Jorge Guerreiro, 71 anos, é, neste momento, o aluno mais velho. Ao Sul Informação, confessa que a parte mais complicada de construir uma viola campaniça, do início ao fim, «é tudo». «É uma arte muito minuciosa, com medidas muito específicas – e nenhuma pode falhar porque, se falhar, já fica tudo mal. Mas o meu tio está-me a ensinar tudo o que sabe», diz, referindo-se ao mestre Daniel Luz.

 

O mestre Daniel Luz com o aluno Jorge Guerreiro. Foto: Mariana Carriço | Sul Informação

 

Passado um ano e meio de aprendizagem, Jorge Guerreiro vai agora para a sua terceira viola.

Quem também já dá uns toques nesta obra de arte é Fábio Mestrinho, de 34 anos. «Sou muito curioso pelas minhas origens e pensei que devia também continuar esta arte, para ficar a saber e, um dia, quem sabe, quando for reformado, dedicar-me a isto como eles», diz, referindo-se aos companheiros que, naquele dia, também ali se encontravam a trabalhar nas suas violas.

 

O mestre Daniel Luz com o aluno mais jovem, Fábio Mestrinho. Foto: Mariana Carriço | Sul Informação

 

Fábio é, neste momento, o aluno mais novo, mas a turma é composta por muitos outros, com idades semelhantes, alguns que até já passam o gosto aos filhos. Alice, de 7 anos, ainda não faz violas, mas já tem a sua e canta com o grupo durante as apresentações.

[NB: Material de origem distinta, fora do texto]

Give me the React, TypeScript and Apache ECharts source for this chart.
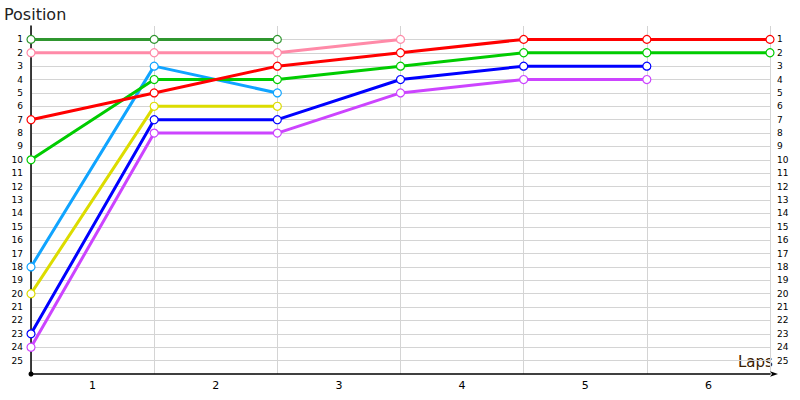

Contente, conta ao Sul Informação que gosta de acompanhar o pai nesta vida de artista e que, um dia, quer também fazer as suas violas.

 

Alice também já sabe tocar viola campaniça. Foto: Mariana Carriço | Sul Informação

 

Daniel Luz revela ainda que há cada vez mais mulheres interessadas em participar nos cursos, apesar de, naquele dia, não estar lá nenhuma aluna.

«Saber mexer na madeira é um privilégio, porque a madeira é uma matéria viva. Nós, desde que nascemos, até que morremos, estamos sempre ligados à madeira, com o berço e com o caixão. E por isso é uma grande paixão trabalhar a madeira, as suas cores e a sua densidade, o aspeto com que fica, estamos sempre à espera de acabar o instrumento para ver se fica bom, porque nunca vai haver nenhum igual», explica o mestre, referindo que estes aspetos são os que fazem com que goste de continuar este trabalho.

Agora, aos 83 anos, Daniel Luz sabe que tem ao seu lado bons construtores de cordofones, que irão dar continuidade a esta arte.